Book Report: The Klutz Book of Knots by John Cassidy (1985)

Book coverI was never a Cub scout. Oh, I attended an organizational or informational meeting for it, once, in about the second grade. My mother, my brother, and Boogie and his mom went down to a church on Teutonia to hear more about it, and we were very excited about it, but it required some sort of financial outlay, and we couldn’t swing that back in the government cheese days.

Fortunately for me, this book can help me overcome that disadvantage, at least as far as tying knots goes.

I mean, I know two knots, basically: a slip knot and a double reversed slip knot that I think my father taught me as a square knot. So when it comes to tying things down in my truck, for example, I’ve had to rely on them. With success, fortunately, so far.

But this short book contains a menu of 24 knots and includes cardstock pages through which you can lace some string to practice the knots in a helpful, step-by-step manner. It’s not quite as good as having someone there to help guide you, but it’s better than a mere set of photos alone. Which will become important when it comes time for me to pass on generational knowledge to my children, knowledge whose knowing I’ll have to get from books instead of getting them from actual, you know, preceding generations of my forefathers.

Sorry, I was talking about a book here before I somehow wandered into a self-involved bit about growing up in a broken home.

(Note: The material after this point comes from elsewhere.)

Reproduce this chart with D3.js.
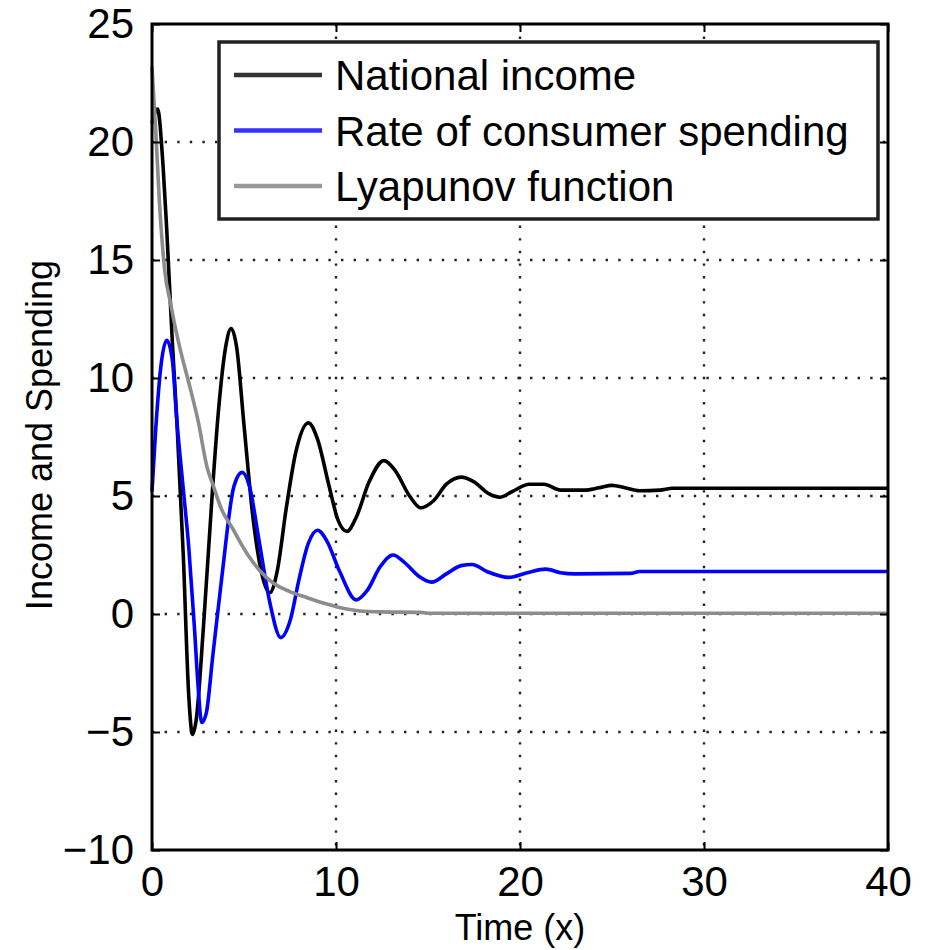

The book includes these knots:

  • The Bowline
  • The Clove Hitch
  • The Two Half Hitches
  • The Tautline Hitch
  • The Better Bow
  • The Bow Tie
  • The Trucker’s Hitch
  • The Constrictor Knot
  • The Ring Knot
  • The Prusik Knot
  • The Timber Hitch
  • The Killeg Hitch
  • The Sheep Shank
  • The Rolling Hitch
  • The Coil
  • The Package Knot
  • The Harness Loop
  • The Short End Bend
  • The Figure 8 Stopper
  • The Incredible Magic Loop

As you can guess, it’s not a long book, but so it’s a quick run through. But it’s a solidly constructed piece of work, coil-bound and on cardboard so you can practice. I’ll probably keep the book on my desk so I can practice some of these knots while I watch a process run or such. A little bit of practicing on something every day to get better at it. Something I never learned to do. Probably because I was the product of a broken, government cheese kind of home as a youth. Or more probably because I have quite a touch of the lazy in me and always have.